Enhancing TinyML Security: Study of Adversarial Attack Transferability
Parin Shah, Yuvaraj Govindarajulu, Pavan Kulkarni, Manojkumar Parmar
TL;DR
The paper investigates the transferability of adversarial attacks from a powerful host to TinyML devices like ESP32 and Raspberry Pi, focusing on Model Extraction and Evasion Attacks. Using MNIST and Gesture Recognition datasets, it demonstrates that surrogate models trained on host queries can replicate victim models, and that adversarial perturbations crafted on the host can effectively fool devices at deployment. Key results show high host accuracies (≈99.3% on MNIST) with compact surrogate models, and substantial evasion effectiveness (e.g., ε = 0.31 yielding ≈67.9% misclassifications on MNIST; higher ε yields more failures on gesture tasks).
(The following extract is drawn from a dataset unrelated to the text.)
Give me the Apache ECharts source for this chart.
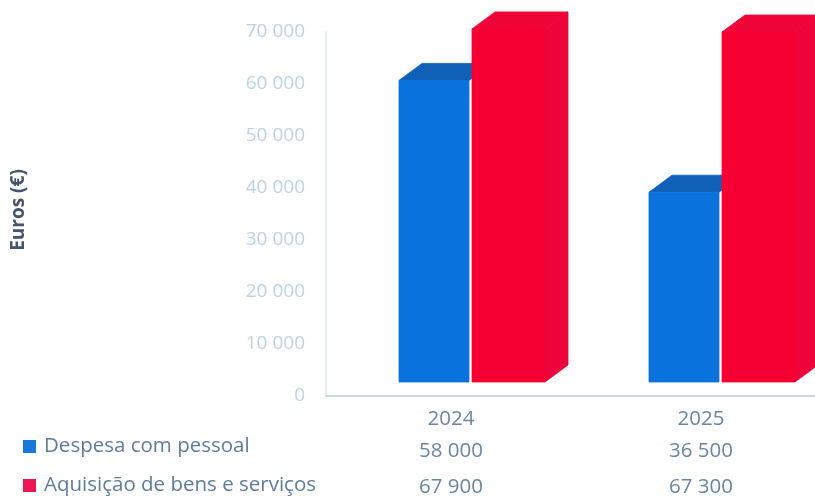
<!DOCTYPE html>
<html><head><meta charset="utf-8">
<style>html,body{margin:0;padding:0;background:#fff}#c{width:815px;height:496px}</style>
<script src="https://cdn.jsdelivr.net/npm/echarts@6/dist/echarts.min.js"></script>
</head><body><div id="c"></div>
<script>
const categories = ['2024', '2025'];
const despesaPessoal = [58000, 36500];
const aquisicaoBens = [67900, 67300];
const yTicks = [0, 10000, 20000, 30000, 40000, 50000, 60000, 70000];

const fmt = v => String(v).replace(/\B(?=(\d{3})+$)/g, ' ');
const FONT = '"Open Sans","Noto Sans",sans-serif';
const LIFT = 14, DX = 23, DY = 17;

function bar3d(x0, x1, front, top, side) {
  return function (params, api) {
    const p = api.coord([api.value(0), api.value(1)]);
    const b = api.coord([api.value(0), 0]);
    const l = p[0] + x0, r = p[0] + x1, t = p[1] - LIFT, y = b[1] - LIFT;
    const st = c => ({ fill: c, stroke: c, lineWidth: 0.8 });
    const children = [
      { type: 'polygon', shape: { points: [[l, t], [l + DX, t - DY], [r + DX, t - DY], [r, t]] }, style: st(top) },
      { type: 'rect', shape: { x: l, y: t, width: x1 - x0, height: y - t }, style: st(front) }
    ];
    if (side) {
      children.unshift({ type: 'polygon', shape: { points: [[r, t], [r + DX, t - DY], [r + DX, y - DY], [r, y]] }, style: st(side) });
    }
    return { type: 'group', children };
  };
}

const chart = echarts.init(document.getElementById('c'), null, { renderer: 'canvas' });
chart.setOption({
  animation: false,
  backgroundColor: '#fff',
  grid: { left: 326, top: 32, width: 500, height: 364, outerBoundsMode: 'none' },
  legend: {
    orient: 'vertical', left: 23, top: 433, height: 66, padding: 0, itemWidth: 13, itemHeight: 13, itemGap: 12,
    icon: 'rect',
    textStyle: { fontFamily: FONT, fontSize: 20.5, color: '#5f7c9c', padding: [0, 0, 0, 3], height: 27, lineHeight: 27 }
  },
  xAxis: {
    type: 'category', data: categories,
    axisTick: { show: false },
    axisLine: { lineStyle: { color: '#b7d0e2', width: 1.5 } },
    axisLabel: {
      margin: 8,
      interval: 0,
      formatter: (v, i) => `{a|${v}}\n{b|${fmt(despesaPessoal[i])}}\n{c|${fmt(aquisicaoBens[i])}}`,
      rich: {
        a: { fontFamily: FONT, fontSize: 20.5, color: '#6a86a3', lineHeight: 30 },
        b: { fontFamily: FONT, fontSize: 20.5, color: '#6a86a3', lineHeight: 34 },
        c: { fontFamily: FONT, fontSize: 20.5, color: '#6a86a3', lineHeight: 39 }
      }
    }
  },
  yAxis: {
    type: 'value', min: 0, max: yTicks[yTicks.length - 1], interval: 10000,
    name: 'Euros (€)', nameLocation: 'middle', nameGap: 298, nameRotate: 90,
    nameTextStyle: { fontFamily: FONT, fontSize: 19, fontWeight: 'bold', color: '#44546a', padding: [0, 0, 0, 8] },
    axisLine: { show: true, lineStyle: { color: '#dfe9e9', width: 1.5 } },
    axisTick: { show: false },
    splitLine: { show: false },
    axisLabel: { margin: 21, fontFamily: FONT, fontSize: 19, color: '#bdd3e3', formatter: fmt }
  },
  series: [
    {
      name: 'Despesa com pessoal', type: 'custom', itemStyle: { color: '#1a78d8' }, clip: false,
      encode: { x: 0, y: 1 }, data: categories.map((c, i) => [i, despesaPessoal[i]]),
      renderItem: bar3d(-52, 18, '#0a72dc', '#1060b8', null)
    },
    {
      name: 'Aquisição de bens e serviços', type: 'custom', itemStyle: { color: '#ec1556' }, clip: false,
      encode: { x: 0, y: 1 }, data: categories.map((c, i) => [i, aquisicaoBens[i]]),
      renderItem: bar3d(21, 94, '#f60034', '#ef0438', '#ee043a')
    }
  ]
});
</script></body></html>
The findings highlight that adversarial risks persist across edge hardware, underscoring the need for integrated hardware-software defenses to safeguard AI at the edge in TinyML deployments.
Abstract
The recent strides in artificial intelligence (AI) and machine learning (ML) have propelled the rise of TinyML, a paradigm enabling AI computations at the edge without dependence on cloud connections. While TinyML offers real-time data analysis and swift responses critical for diverse applications, its devices' intrinsic resource limitations expose them to security risks. This research delves into the adversarial vulnerabilities of AI models on resource-constrained embedded hardware, with a focus on Model Extraction and Evasion Attacks. Our findings reveal that adversarial attacks from powerful host machines could be transferred to smaller, less secure devices like ESP32 and Raspberry Pi. This illustrates that adversarial attacks could be extended to tiny devices, underscoring vulnerabilities, and emphasizing the necessity for reinforced security measures in TinyML deployments. This exploration enhances the comprehension of security challenges in TinyML and offers insights for safeguarding sensitive data and ensuring device dependability in AI-powered edge computing settings.